Although the circumstances are different, this is very much like the last time I was messing with Linux audio, trying to get Skype and Flash to work with Pulse.  They didn't work with the Pulse plugin, but there was no indication why.  Audio skipped, it stopped, the sound server locked up, but in no case did I get a useful error message, or even a distinctive enough error message to google for.  The failure mode of pretty much every layer of the audio stack (and as I have just demonstrated, they all fail a lot) is to emit silence and record silence, to freeze, and to have applications crash before they start up, leaving the user wondering what happened.  It would be a lot less depressing trying to find and diagnose bugs if there were more error messages that made sense.

Still, this hasn't been a complete waste.  I have an environment variable which can select an appropriate default sound device for a given process.  Even if pulse does start working for me, that should be useful for the huge piles of applications that don't directly support it yet.

Probably Enough for Now

My fight with ALSA isn't quite over, and I haven't reached any terribly useful conclusions beyond "this sucks".  I do have a few suggestions, however.

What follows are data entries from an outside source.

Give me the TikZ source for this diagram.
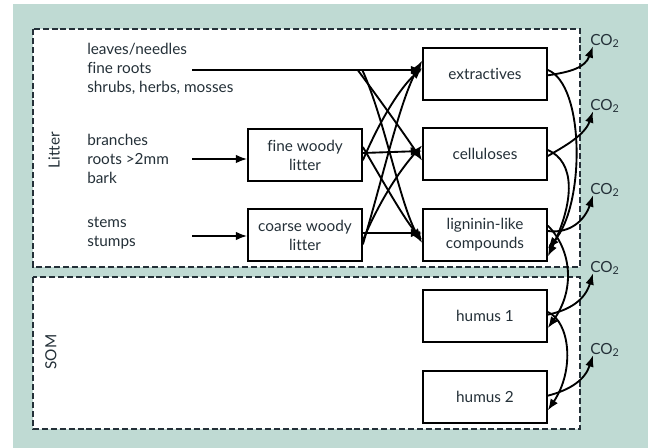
\documentclass[tikz,border=0pt]{standalone}
\usepackage{fontspec}
\setmainfont{Lato}[Ligatures=NoCommon]
\usetikzlibrary{arrows.meta,positioning}
\definecolor{panel}{RGB}{191,218,211}
\definecolor{ink}{RGB}{36,48,56}

\begin{document}
\begin{tikzpicture}[x=0.75pt,y=0.75pt,yscale=-1,xscale=1,
  txt/.style={text=ink,inner sep=0.75pt,font=\fontsize{11.5}{14.25}\selectfont},
  pool/.style={txt,draw=black,line width=1.3pt,fill=white,minimum width=93pt,minimum height=39pt,align=center},
  wood/.style={pool,minimum width=85.5pt},
  flow/.style={-{Latex[length=8.5pt,width=6.5pt]},line width=1.4pt},
  zone/.style={draw=ink,dash pattern=on 4.5pt off 2.2pt,line width=1.1pt,fill=white}]
\useasboundingbox (0,0) rectangle (654,448);

%Shape: Background
\fill[panel] (13,4) rectangle (648,448);
%Shape: Litter and SOM zones
\draw[zone] (33,29) rectangle (580,267);
\draw[zone] (33,277) rectangle (580,429);

% Text Node: zone labels
\node[txt,rotate=90] (litter) at (54,150) {Litter};
\node[txt,rotate=90] (som) at (51,352) {SOM};

% Text Node: inputs
\node[txt,align=left,anchor=west] (leaves) at (86,69) {leaves/needles\\fine roots\\shrubs, herbs, mosses};
\node[txt,align=left,anchor=west] (branches) at (86,159) {branches\\roots >2mm\\bark};
\node[txt,align=left,anchor=west] (stems) at (86,233) {stems\\stumps};
\coordinate (in1) at (192,70);
\coordinate (in2) at (192,159);
\coordinate (in3) at (192,236);

% Pools
\node[wood] (fwl) at (305,155) {fine woody\\litter};
\node[wood] (cwl) at (305,235) {coarse woody\\litter};
\node[pool] (ext) at (485,74) {extractives};
\node[pool] (cel) at (485,154) {celluloses};
\node[pool] (lig) at (485,235) {ligninin-like\\compounds};
\node[pool] (hum1) at (485,316) {humus 1};
\node[pool] (hum2) at (485,397) {humus 2};

% Text Node: CO2
\node[txt,anchor=west] (co2a) at (589,41) {CO\textsubscript{2}};
\node[txt,anchor=west] (co2b) at (589,106) {CO\textsubscript{2}};
\node[txt,anchor=west] (co2c) at (589,190) {CO\textsubscript{2}};
\node[txt,anchor=west] (co2d) at (589,268) {CO\textsubscript{2}};
\node[txt,anchor=west] (co2e) at (589,350) {CO\textsubscript{2}};

%Straight Lines: inputs
\draw[flow] (in1) -- coordinate[pos=0.72] (split1) coordinate[pos=0.74] (split2) (in1 -| ext.west);
\draw[flow] (in2) -- (in2 -| fwl.west);
\draw[flow] (in3) -- (in3 -| cwl.west);

%Curve Lines: into the litter pools
\draw[flow] (split1) .. controls (380,100) and (405,135) .. ([yshift=5pt]cel.west);
\draw[flow] (split2) .. controls (385,120) and (400,205) .. ([yshift=6pt]lig.west);
\draw[flow] ([yshift=4pt]fwl.east) .. controls (380,120) and (400,88) .. ([yshift=-4.5pt]ext.west);
\draw[flow] ([yshift=-1.5pt]fwl.east) -- ([yshift=-2.25pt]cel.west);
\draw[flow] ([yshift=-6pt]fwl.east) .. controls (385,185) and (405,220) .. ([yshift=3.5pt]lig.west);
\draw[flow] ([yshift=7pt]cwl.east) .. controls (385,170) and (400,100) .. ([yshift=-10pt]ext.west);
\draw[flow] ([yshift=4pt]cwl.east) .. controls (380,200) and (400,170) .. ([yshift=-6.5pt]cel.west);
\draw[flow] ([yshift=-1.5pt]cwl.east) -- ([yshift=-1.5pt]lig.west);

%Curve Lines: transfers between pools
\draw[flow] ([yshift=-3pt]ext.east) .. controls (585,85) and (585,205) .. ([yshift=10pt]lig.east);
\draw[flow] ([yshift=-3pt]cel.east) .. controls (575,162) and (575,200) .. ([yshift=16pt]lig.east);
\draw[flow] ([yshift=-7pt]lig.east) .. controls (572,250) and (575,290) .. ([yshift=9pt]hum1.east);
\draw[flow] ([yshift=-3pt]hum1.east) .. controls (570,322) and (575,370) .. ([yshift=10pt]hum2.east);

%Curve Lines: respiration
\draw[flow] ([yshift=1pt]ext.east) .. controls (570,72) and (585,68) .. ([xshift=3pt,yshift=-2pt]co2a.south west);
\draw[flow] ([yshift=1.5pt]cel.east) .. controls (565,146) and (585,135) .. ([xshift=3pt,yshift=-2pt]co2b.south west);
\draw[flow] ([yshift=-3pt]lig.east) .. controls (570,234) and (585,220) .. ([xshift=3pt,yshift=-2pt]co2c.south west);
\draw[flow] ([yshift=-1pt]hum1.east) .. controls (570,310) and (585,300) .. ([xshift=3pt,yshift=-2pt]co2d.south west);
\draw[flow] ([yshift=-1pt]hum2.east) .. controls (570,390) and (585,380) .. ([xshift=3pt,yshift=-2pt]co2e.south west);

\end{tikzpicture}
\end{document}
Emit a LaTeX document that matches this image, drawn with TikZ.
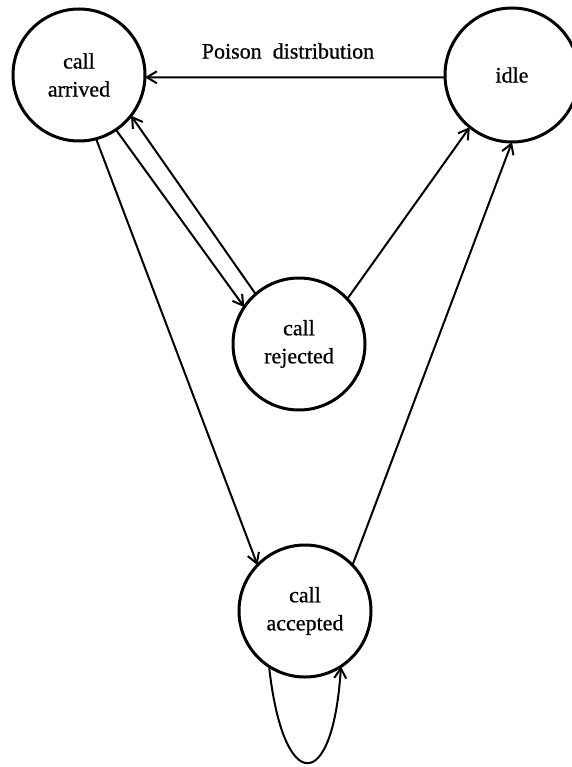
\documentclass[tikz,border=0pt]{standalone}
\usepackage{fontspec}
\setmainfont{Liberation Serif}[BoldFont={Liberation Serif},BoldFeatures={FakeBold=0.7}]
\usetikzlibrary{arrows.meta}
\tikzset{
  state/.style={circle, draw, line width=3pt, inner sep=0pt, outer sep=0pt,
    align=center, font=\fontsize{22}{28}\selectfont\bfseries},
  conn/.style={line width=2pt, -{Straight Barb[length=10pt,width=12pt,line width=2pt]}},
  lbl/.style={font=\fontsize{22}{26}\selectfont\bfseries}
}
\begin{document}
\begin{tikzpicture}[x=1pt,y=-1pt]
\useasboundingbox (0,0) rectangle (571,767);
\node[state, minimum size=132pt] (A) at (79,75) {call\\arrived};
\node[state, minimum size=134pt] (I) at (512,75) {idle};
\node[state, minimum size=132pt] (R) at (299,344) {call\\rejected};
\node[state, minimum size=132pt] (C) at (305,611) {call\\accepted};
\node[lbl] (L) at (288,51) {Poison\ \ distribution};

\draw[conn] (I.182) -- (A.-2);
\draw[conn] (A.-56) -- (R.146);
\draw[conn] (R.131) -- (A.-38);
\draw[conn] (A.-75) -- (C.136);
\draw[conn] (R.43) -- (I.-129);
\draw[conn] (C.44) -- (I.-90);
\draw[conn] (C.-123) .. controls (283,795) and (333,795) .. (C.-57);
\end{tikzpicture}
\end{document}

To Audio Infrastructure Programmers

I'd like to say "make everything work", but I realize that isn't realistic.  For now, please just give those of us who are trying to slog through all of this stuff some better tools to understand what is going on, and to debug it.  See how your spiffy sound driver/plugin/library/server works with existing applications.  Even — or perhaps especially — with proprietary applications that users have little recourse to change.

The most frustrating thing about spending so much time trying to make such a simple use-case work is that I've learned so little of value.  I want to provide really useful, detailed bug reports, but at best I understand something somewhere is setting the wrong sample rate, and at worst I am completely baffled.

To Audio Application Programmers

The audio landscape in linux is obviously a mess.  Sorry.  That doesn't mean that you can get away with supporting one of the panoply of sound mechanisms available.  Use PortAudio or OpenAL or something if you possibly can, so that you can leave the work of choosing whether to try pulse or ALSA or OSS or Jack or whatever to someone else.

Please test your applications with more than one sound plugin.  Try it with dmix and dsnoop, try it with pulse, and try it with at least a USB sound device and an internal sound card.  It would probably be good to try it with more than one kind of internal sound card, too, since the drivers apparently vary a lot.

It would also be good if some of you could start talking to the infrastructure guys and maybe agree on some kind of standard for telling applications where their audio should go.  We have $DISPLAY for a reason; there are plenty of times when the "default" isn't really the default.

To You Poor Users

If you possibly can, stick to just one sound card in Linux.  I did that for a while and it worked OK.  It's obviously possible to go beyond that, but depending on what kind of card you're getting, you might have problems.

One trick I've learned is that if you want to exclusively use something other than your onboard sound card, you can disable the onboard card in the BIOS.  This is a lot more reliable than telling Linux to do it, and you can still get the benefits of linux thinking that your other sound card is the "default", which somehow gets various bits of ALSA mixing magic applied to it, which I don't think I've figured out all of yet.

Hopefully by 2010 all of these concerns will be moot, though.  The Linux world has been moving shockingly fast in every other area; maybe it's time for audio to catch up.